Is orthogonality in linear algebra and probability and statistics same?
Orthogonality comes from the idea of vanishing inner product. In case of random variables $$ \mathbb E \left [ X\right ] = \int_{-\infty}^\infty xd\mu_X $$ so, orthogonal RVs are those with $$ \mathbb E \left [ XY\right ] = \int_{-\infty}^\infty \int_{-\infty}^\infty xy d\mu_X d\mu_Y = 0 $$
Orthogonal means the vectors are at perpendicular to each other. We state that by saying that vectors x and y are orthogonal if their dot product (aka inner product) is zero, i.e. $x^\intercal y$=0.
However for vectors with random components, the orthogonality condition is modified to be Expected Value$E[x^\intercal y]=0$. This can be viewed as saying that for orthogonality, each random outcome of $x^\intercal y$ may not be zero, sometimes positive, sometimes negative, possibly also zero, but Expected Value $E[x^\intercal y]=0$. Keeping in mind, expected value is the same thing as the mean or average of possible outcomes.
Naturally when talking about orthogonality, we are talking about vectors.
The random variables $X$ and $Y$ can be thought of as vectors in a vector space (of infinite dimensions), equipped with an inner product, namely $\langle X, Y \rangle = \mathbb{E}[XY]$. This inner product defines a norm; for a random variable $X$, the norm is $\sqrt{\mathbb{E}[X^2]}$.

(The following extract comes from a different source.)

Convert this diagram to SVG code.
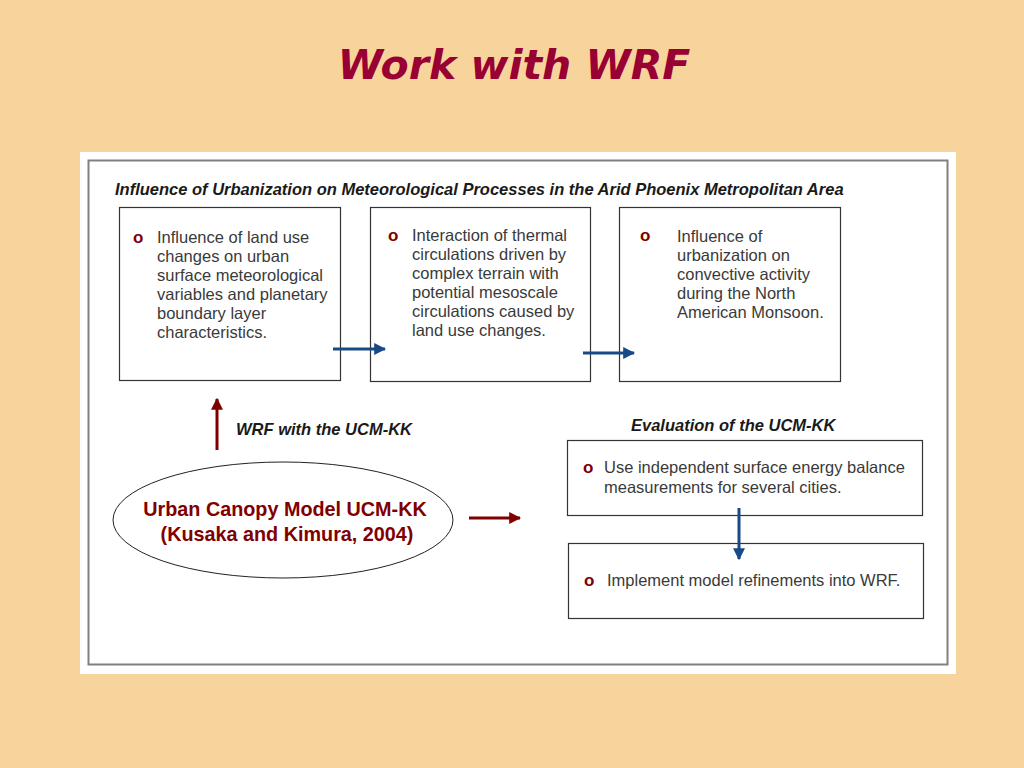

The inner product also satisfies symmetry, linearity and positivity as required of any inner product. We call two random variables $X$ and $Y$ as orthogonal when $\langle X, Y \rangle = \mathbb{E}[XY] = 0$.
If $\langle X, Y \rangle$ = 0, then we say $X$ and $Y$ are orthogonal, where $X, Y$ are vectors in an inner product space with inner product $\langle \cdot, \cdot \rangle$.
Now, let $X, Y$ denote two random variables. Suppose $\langle X, Y \rangle = Cov(X,Y),$ where the latter denotes the covariance of $X$ and $Y.$ Then, one can verify that this is indeed an inner product (check the four properties of an inner product).
But, we also know that $Cov(X,Y) = \mathbb{E} [XY] - \mathbb{E} [X]\mathbb{E} [Y],$ so we have that $$\langle X, Y \rangle = \mathbb{E} [XY] - \mathbb{E} [X]\mathbb{E} [Y].$$ If $X$ and $Y$ are independent, as the term is used in probability theory, then $\mathbb{E} [XY] = \mathbb{E} [X]\mathbb{E} [Y],$ so $$\langle X, Y \rangle = \mathbb{E} [XY] - \mathbb{E} [X]\mathbb{E} [Y] = \mathbb{E} [X]\mathbb{E} [Y] - \mathbb{E} [X]\mathbb{E} [Y] = 0.$$ Therefore, $X$ and $Y$ are orthogonal, as the term is used in linear algebra.